Anthony managed to keep his cool and answered calmly. “It’s government work. I know Dino won’t tell you who the employer is but I’ve worked for this client before. Government pay is always unreal.” Anthony began to walk to the other side of the room, hoping Liam or Seth would take over the conversation.
“You’ve done these jobs before? How are you not retired, Anthony?” Lindon queried. Anthony looked over at Seth and realized he was going to have carry on the conversation.
“Well you know how it is. You live to your means in this life. The more you have in the bank, the more your wife spends.” Anthony laughed. Liam and Seth joined in to try and calm their nerves.
Anthony swept his hand through his hair and stared ahead at the building below.
“OK guys, I’ve run some access codes, who’s got the master key?” Anthony asked.
“Liam,” Seth blurted, forgetting that, of all them, Liam was the weakest at lying.
“What’s the master key code?” Lindon asked Liam, looking at him across the room. Liam was wearing a baseball cap that he had pulled as low as possible and was trying his best to hide in. A few seconds passed without an answer.
“Liam?” Lindon called.
Seth then raised his voice “Liam!”
Liam shook slightly; his voice was uncharacteristically quiet and fast. “Err, master code. It’s 4 Delta Lima Kilo 8 7 2 5 9 Bravo Sierra.”
“Thanks, are you OK?” Lindon asked.
“He’s fine. We had a bumpy flight and he’s been shaking ever since. Dropped 2,000 feet at one point,” Seth said with a steady smile. Lindon knew Liam was not a nervous flyer. Nervous looks
shot around the room.
“Hey, is everything alright guys? You seem a little…on edge,” Lindon said, standing facing all three men.
“Yeah, we got another mission straight after this one. Our minds have been drifting for days. Sorry,” Anthony said convincingly, trying to settle the situation.
Lindon relaxed but decided not to mention the messages he had received. He felt he could trust these guys but something didn’t add up. Lindon clicked buttons on his computer for a second.
“OK, well anyway I’m in the network. The net should be visible on all your screens,” Lindon said.
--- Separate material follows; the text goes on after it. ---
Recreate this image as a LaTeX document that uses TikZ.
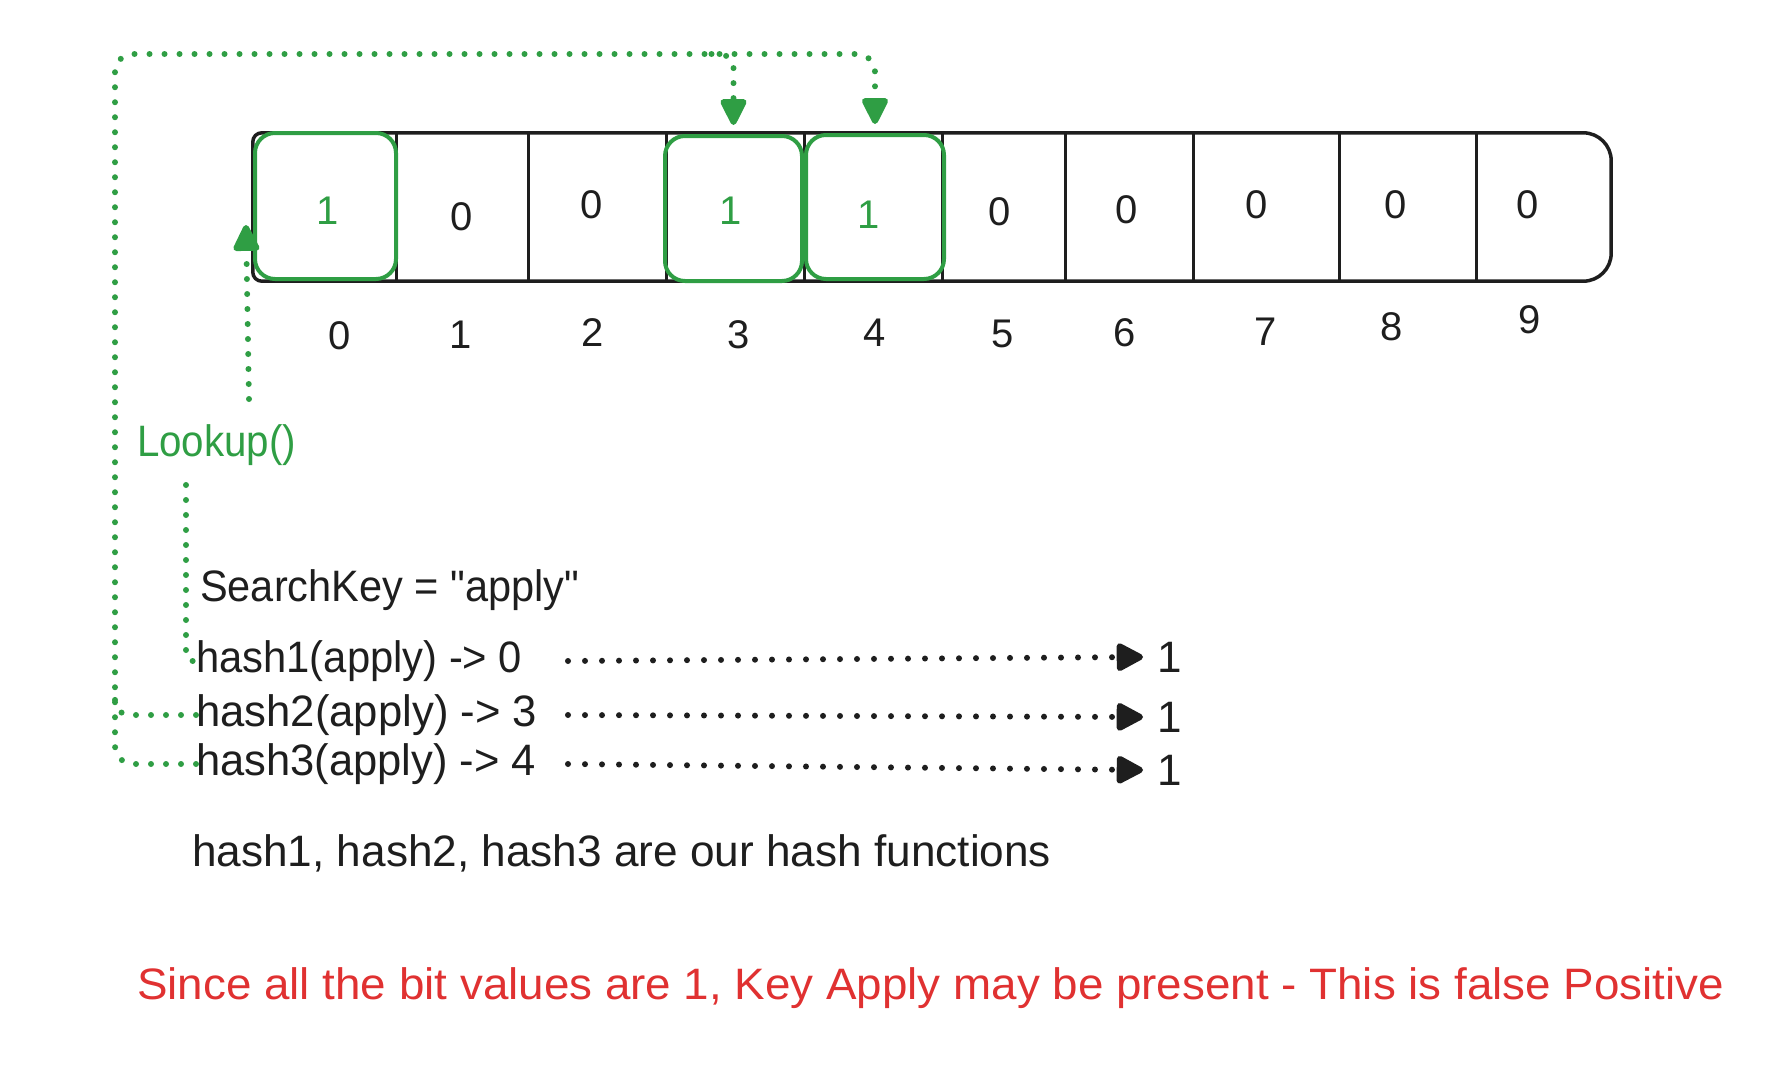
\documentclass[tikz,border=0pt]{standalone}
\usepackage{fontspec}
\setmainfont{Liberation Sans}[Ligatures=TeXOff]
\usepackage{graphicx}
\usetikzlibrary{arrows.meta}
\definecolor{exg}{HTML}{2F9E44}
\definecolor{exr}{HTML}{E03131}
\definecolor{exk}{HTML}{1E1E1E}
\newcommand\fitto[2]{\resizebox{#1}{\height}{#2}}
\begin{document}
\begin{tikzpicture}[x=1pt,y=-1pt,
  txt/.style={font=\fontsize{44}{52}\selectfont, inner sep=0pt, text=exk, anchor=west},
  digit/.style={font=\fontsize{40}{48}\selectfont, inner sep=0pt, text=exk},
  cell/.style={minimum height=148pt, inner sep=0pt},
  gbox/.style={draw=exg, line width=4pt, rounded corners=20pt, inner sep=0pt},
  frame/.style={draw=exk, line width=3.5pt, line join=round},
  divider/.style={draw=exk, line width=3pt},
  gdot/.style={draw=exg, line width=6pt, line cap=round, dash pattern=on 0pt off 15pt},
  bdot/.style={draw=exk, line width=6pt, line cap=round, dash pattern=on 0pt off 17pt},
  gtip/.style={-{Triangle[length=30pt,width=28pt,round=false]}},
  btip/.style={-{Triangle[length=30pt,width=30pt,round=false]}},
]
\useasboundingbox (0,0) rectangle (1788,1082);

% cells
\node[cell, minimum width=143pt] (c0) at (324.5,207) {};
\node[cell, minimum width=132pt] (c1) at (462,207) {};
\node[cell, minimum width=138pt] (c2) at (597,207) {};
\node[cell, minimum width=138pt] (c3) at (735,207) {};
\node[cell, minimum width=138pt] (c4) at (873,207) {};
\node[cell, minimum width=123pt] (c5) at (1003.5,207) {};
\node[cell, minimum width=128pt] (c6) at (1129,207) {};
\node[cell, minimum width=146pt] (c7) at (1266,207) {};
\node[cell, minimum width=137pt] (c8) at (1407.5,207) {};
\node[cell, minimum width=135pt] (c9) at (1543.5,207) {};

% outer frame
\draw[frame] [rounded corners=9pt] (1000,133) -- (c0.north west) -- (c0.south west) -- (1000,281)
   [rounded corners=28pt] -- (c9.south east) -- (c9.north east) -- cycle;
% dividers
\foreach \c in {c0,c1,c2,c3,c4,c5,c6,c7,c8}
  \draw[divider] (\c.north east) -- (\c.south east);

% green highlight boxes
\node[gbox, minimum width=141pt, minimum height=146pt] (g0) at (325.5,206) {};
\node[gbox, minimum width=137pt, minimum height=145pt] (g3) at (733.5,208.5) {};
\node[gbox, minimum width=138pt, minimum height=144pt] (g4) at (875,207) {};

% bit values
\node[digit, text=exg] (v0) at (328,211) {1};
\node[digit] (v1) at (462,217) {0};
\node[digit] (v2) at (592,205) {0};
\node[digit, text=exg] (v3) at (731,211) {1};
\node[digit, text=exg] (v4) at (869,215) {1};
\node[digit] (v5) at (1000,212) {0};
\node[digit] (v6) at (1127,210) {0};
\node[digit] (v7) at (1257,205) {0};
\node[digit] (v8) at (1396,205) {0};
\node[digit] (v9) at (1528,205) {0};

% indices
\node[digit] (i0) at (340,336) {0};
\node[digit] (i1) at (461,335) {1};
\node[digit] (i2) at (593,333) {2};
\node[digit] (i3) at (739,335) {3};
\node[digit] (i4) at (875,333) {4};
\node[digit] (i5) at (1003,334) {5};
\node[digit] (i6) at (1125,333) {6};
\node[digit] (i7) at (1266,332) {7};
\node[digit] (i8) at (1392,327) {8};
\node[digit] (i9) at (1530,320) {9};

% texts
\node[txt, text=exg] (lookup) at (137,445) {\fitto{159pt}{Lookup()}};
\node[txt] (sk) at (200,590) {\fitto{379pt}{SearchKey = "apply"}};
\node[txt] (h1) at (196,661) {\fitto{326pt}{hash1(apply) -> 0}};
\node[txt] (h2) at (196,715) {\fitto{341pt}{hash2(apply) -> 3}};
\node[txt] (h3) at (196,764) {\fitto{340pt}{hash3(apply) -> 4}};
\node[txt] (r1) at (1157,657) {1};
\node[txt] (r2) at (1157,717) {1};
\node[txt] (r3) at (1157,770) {1};
\node[txt] (note) at (192,853) {\fitto{859pt}{hash1, hash2, hash3 are our hash functions}};
\node[txt, text=exr] (concl) at (137,988) {\fitto{1587pt}{Since all the bit values are 1, Key Apply may be present - This is false Positive}};

% coordinates
\coordinate (L) at (115,54);
\coordinate (sx) at (568,0);
\coordinate (lk) at (249,399);
\coordinate (a0) at (246,225);
\coordinate (ls) at (186,485);

% green connectors
\draw[gdot, gtip, rounded corners=18pt] (h3.west) -| (L) -| ([yshift=9pt]g4.north);
\draw[gdot, gtip, rounded corners=14pt] ([xshift=-22pt]L -| g3.north) -| ([yshift=9pt]g3.north);
\draw[gdot, rounded corners=14pt] (h2.west) -- (L |- h2.west) -- ++(0,-20);
\draw[gdot, gtip] (lk) -- (a0);
\draw[gdot, rounded corners=6pt] (ls) |- (h1.west);

% black dotted arrows
\draw[bdot, btip] (h1.east -| sx) -- ([xshift=-14pt]r1.west);
\draw[bdot, btip] (h2.east -| sx) -- ([xshift=-14pt]r2.west);
\draw[bdot, btip] (h3.east -| sx) -- ([xshift=-14pt]r3.west);
\end{tikzpicture}
\end{document}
The team looked at their laptop screens in silence as the first guests arrived at the square building in the open space below.
Jim sat in his office in Toronto with his leg shaking. Outside the snow was falling on the dark streets below. The office was still full as people were planning to stay late until confirmation of a completed job came through. This was the Christmas bonus job and everyone wanted to be there when it was a success. Jim didn’t join them in their excited anticipation. Blinking had become a challenge for Jim’s sore eyes. His chin sagged and his body was limp in his leather office chair. Jim hoped that Lindon had received the text messages he had sent. He had taken a huge risk by buying a burner cell phone and sending text messages to tradesmen outside official channels but he just couldn’t unshackle his mind from the thought of turning on one of his own. Jim crunched headache pills and sipped whisky. In his office draw was a gun that he kept for security. He had thought more than once about ending it all, such was his depression. The next few hours would be the toughest of his life. He had been shot at as a young man in warzones but this was worse. The enemy was now him, and he was the one dangling the dagger over a comrade’s life.